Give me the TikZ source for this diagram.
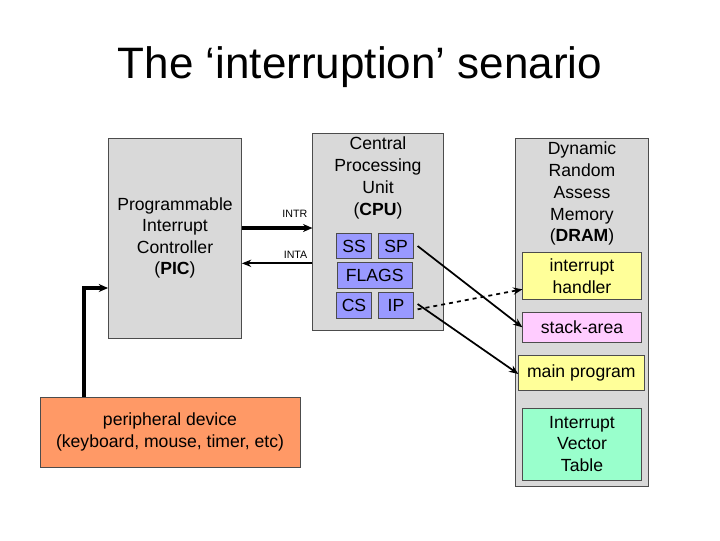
\documentclass[tikz,border=0pt]{standalone}
\usepackage{fontspec}
\setmainfont{Liberation Sans}
\usetikzlibrary{arrows.meta}
\definecolor{regc}{HTML}{9999FF}
\definecolor{perc}{HTML}{FF9966}
\definecolor{ivtc}{HTML}{99FFCC}
\definecolor{yelc}{HTML}{FFFF99}
\definecolor{pinkc}{HTML}{FFCCFF}
\begin{document}
\begin{tikzpicture}[x=1pt,y=-1pt,
  box/.style={draw=black!70,fill=black!15,align=center,inner sep=0pt,font=\fontsize{13.2}{16.2}\selectfont},
  reg/.style={draw=black!70,fill=regc,inner sep=0pt,font=\fontsize{13.2}{14}\selectfont},
  mem/.style={draw=black!70,align=center,inner sep=0pt,font=\fontsize{13.2}{16.2}\selectfont,minimum width=89pt},
  arr/.style={-{Stealth[length=7pt,width=5.5pt]},line width=1.3pt}]
\useasboundingbox (0,0) rectangle (540,405);
\node (title) at (270,50) {\fontsize{33}{38}\selectfont The ‘interruption’ senario};
\node[box,minimum width=100pt,minimum height=150pt] (pic) at (131.25,178.5) {Programmable\\Interrupt\\Controller\\(\textbf{PIC})};
\node[box,minimum width=98pt,minimum height=148pt] (cpu) at (283.5,174) {};
\node[align=center,font=\fontsize{13.2}{16.5}\selectfont,anchor=north] (cput) at (283.5,99) {Central\\Processing\\Unit\\(\textbf{CPU})};
\node[reg,minimum width=26pt,minimum height=19pt] (ss) at (265.5,184.5) {SS};
\node[reg,minimum width=26pt,minimum height=19pt] (sp) at (297,184.5) {SP};
\node[reg,minimum width=56pt,minimum height=19pt] (flags) at (281,206.5) {FLAGS};
\node[reg,minimum width=26pt,minimum height=19pt] (cs) at (265.5,229) {CS};
\node[reg,minimum width=26pt,minimum height=19pt] (ip) at (297,229) {IP};
\node[box,minimum width=100pt,minimum height=261pt] (dram) at (436.5,234) {};
\node[align=center,font=\fontsize{13.2}{16.3}\selectfont,anchor=north] (dramt) at (436.5,103) {Dynamic\\Random\\Assess\\Memory\\(\textbf{DRAM})};
\node[mem,fill=yelc,minimum height=35pt] (ih) at (436.5,207) {interrupt\\handler};
\node[mem,fill=pinkc,minimum height=22.5pt] (stack) at (436.5,245.5) {stack-area};
\node[mem,fill=yelc,minimum height=26pt,minimum width=94pt] (main) at (436,279.5) {main program};
\node[mem,fill=ivtc,minimum height=54pt] (ivt) at (436.5,333) {Interrupt\\Vector\\Table};
\node[draw=black!70,fill=perc,minimum width=195pt,minimum height=52.5pt,align=center,inner sep=0pt,font=\fontsize{13.2}{16.5}\selectfont] (per) at (127.5,324) {peripheral device\\(keyboard, mouse, timer, etc)};
\node[font=\fontsize{8}{9}\selectfont,anchor=south east] (intr) at (234,167) {INTR};
\node[font=\fontsize{8}{9}\selectfont,anchor=south east] (inta) at (234,197.5) {INTA};
\coordinate (per1) at (63,297.75);
\draw[-{Stealth[length=7pt,width=6pt]},line width=2.5pt] (per1) |- (pic.west |- 0,216);
\draw[-{Stealth[length=7pt,width=6pt]},line width=2.5pt] (pic.east |- 0,171) -- (cpu.west |- 0,171);
\draw[arr] (cpu.west |- 0,197.5) -- (pic.east |- 0,197.5);
\draw[arr] (sp.east) ++(3,0) -- (stack.west);
\draw[arr,dashed] ([xshift=3pt,yshift=-3pt]ip.east) -- (ih.west |- 0,217);
\draw[arr] ([xshift=3pt,yshift=1pt]ip.east) -- ([yshift=-1pt]main.west);
\end{tikzpicture}
\end{document}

##########

Restate the entire listing word for word, excluding pictures.

● ANSWER TO THE PROBLEM
Give me the TikZ source for this diagram.
\documentclass[tikz,border=0pt]{standalone}
\usepackage{fontspec}
\setmainfont{Liberation Sans}
\usetikzlibrary{arrows.meta}
\definecolor{regc}{HTML}{9999FF}
\definecolor{perc}{HTML}{FF9966}
\definecolor{ivtc}{HTML}{99FFCC}
\definecolor{yelc}{HTML}{FFFF99}
\definecolor{pinkc}{HTML}{FFCCFF}
\begin{document}
\begin{tikzpicture}[x=1pt,y=-1pt,
  box/.style={draw=black!70,fill=black!15,align=center,inner sep=0pt,font=\fontsize{13.2}{16.2}\selectfont},
  reg/.style={draw=black!70,fill=regc,inner sep=0pt,font=\fontsize{13.2}{14}\selectfont},
  mem/.style={draw=black!70,align=center,inner sep=0pt,font=\fontsize{13.2}{16.2}\selectfont,minimum width=89pt},
  arr/.style={-{Stealth[length=7pt,width=5.5pt]},line width=1.3pt}]
\useasboundingbox (0,0) rectangle (540,405);
\node (title) at (270,50) {\fontsize{33}{38}\selectfont The ‘interruption’ senario};
\node[box,minimum width=100pt,minimum height=150pt] (pic) at (131.25,178.5) {Programmable\\Interrupt\\Controller\\(\textbf{PIC})};
\node[box,minimum width=98pt,minimum height=148pt] (cpu) at (283.5,174) {};
\node[align=center,font=\fontsize{13.2}{16.5}\selectfont,anchor=north] (cput) at (283.5,99) {Central\\Processing\\Unit\\(\textbf{CPU})};
\node[reg,minimum width=26pt,minimum height=19pt] (ss) at (265.5,184.5) {SS};
\node[reg,minimum width=26pt,minimum height=19pt] (sp) at (297,184.5) {SP};
\node[reg,minimum width=56pt,minimum height=19pt] (flags) at (281,206.5) {FLAGS};
\node[reg,minimum width=26pt,minimum height=19pt] (cs) at (265.5,229) {CS};
\node[reg,minimum width=26pt,minimum height=19pt] (ip) at (297,229) {IP};
\node[box,minimum width=100pt,minimum height=261pt] (dram) at (436.5,234) {};
\node[align=center,font=\fontsize{13.2}{16.3}\selectfont,anchor=north] (dramt) at (436.5,103) {Dynamic\\Random\\Assess\\Memory\\(\textbf{DRAM})};
\node[mem,fill=yelc,minimum height=35pt] (ih) at (436.5,207) {interrupt\\handler};
\node[mem,fill=pinkc,minimum height=22.5pt] (stack) at (436.5,245.5) {stack-area};
\node[mem,fill=yelc,minimum height=26pt,minimum width=94pt] (main) at (436,279.5) {main program};
\node[mem,fill=ivtc,minimum height=54pt] (ivt) at (436.5,333) {Interrupt\\Vector\\Table};
\node[draw=black!70,fill=perc,minimum width=195pt,minimum height=52.5pt,align=center,inner sep=0pt,font=\fontsize{13.2}{16.5}\selectfont] (per) at (127.5,324) {peripheral device\\(keyboard, mouse, timer, etc)};
\node[font=\fontsize{8}{9}\selectfont,anchor=south east] (intr) at (234,167) {INTR};
\node[font=\fontsize{8}{9}\selectfont,anchor=south east] (inta) at (234,197.5) {INTA};
\coordinate (per1) at (63,297.75);
\draw[-{Stealth[length=7pt,width=6pt]},line width=2.5pt] (per1) |- (pic.west |- 0,216);
\draw[-{Stealth[length=7pt,width=6pt]},line width=2.5pt] (pic.east |- 0,171) -- (cpu.west |- 0,171);
\draw[arr] (cpu.west |- 0,197.5) -- (pic.east |- 0,197.5);
\draw[arr] (sp.east) ++(3,0) -- (stack.west);
\draw[arr,dashed] ([xshift=3pt,yshift=-3pt]ip.east) -- (ih.west |- 0,217);
\draw[arr] ([xshift=3pt,yshift=1pt]ip.east) -- ([yshift=-1pt]main.west);
\end{tikzpicture}
\end{document}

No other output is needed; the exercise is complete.